Thanks for the update. A workaround is to do the fft on the cpu, although that is pretty slow. amd+directml also needs this apparently.

knox commented 1 year ago

i've spend some more to time to understand the actual problem and here is some documentation of it. most of this you probably know better than me but maybe some pieces may be helpful still.

❯ sysctl -a | grep machdep.cpu.brand_string
machdep.cpu.brand_string: Apple M1 Pro

❯ python -m pip list | egrep "^torch\ "
torch                     2.0.1

Script from here https://github.com/pytorch/pytorch/issues/78168#issuecomment-1137686403 gives the expected results:

Valid Types: [torch.float32, torch.float32, torch.float16, torch.float16, torch.uint8, torch.int8, torch.int16, torch.int16, torch.int32, torch.int32, torch.int64, torch.int64, torch.bool]
Invalid Types: [torch.float64, torch.float64, torch.bfloat16, torch.complex64, torch.complex128, torch.complex128, torch.quint8, torch.qint8, torch.quint4x2]

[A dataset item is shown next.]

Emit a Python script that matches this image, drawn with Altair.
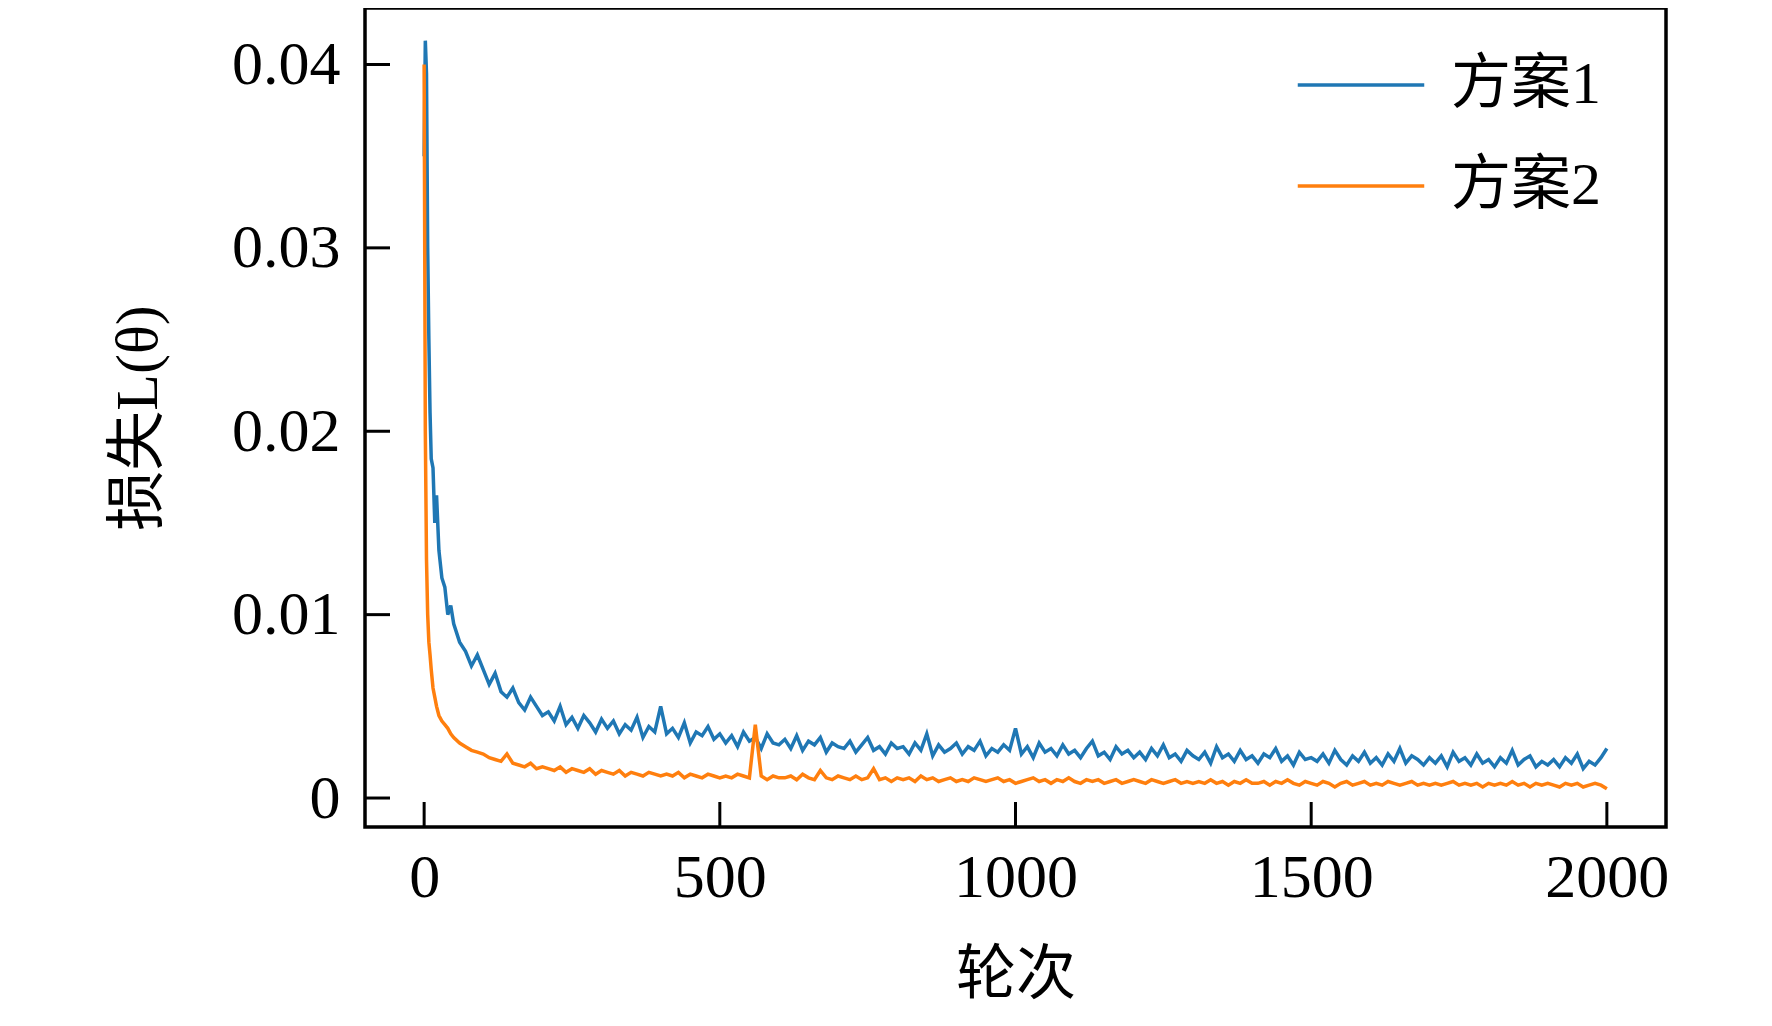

ljleb commented 1 year ago

I pushed a dirty fix that does the fft on the cpu for mac. Let me know if that fixes it. It should be slower, but it should work.

Valid Types: [torch.float32, torch.float32, torch.float16, torch.float16, torch.uint8, torch.int8, torch.int16, torch.int16, torch.int32, torch.int32, torch.int64, torch.int64, torch.bool] Invalid Types: [torch.float64, torch.float64, torch.bfloat16, torch.complex64, torch.complex128, torch.complex128, torch.quint8, torch.qint8, torch.quint4x2]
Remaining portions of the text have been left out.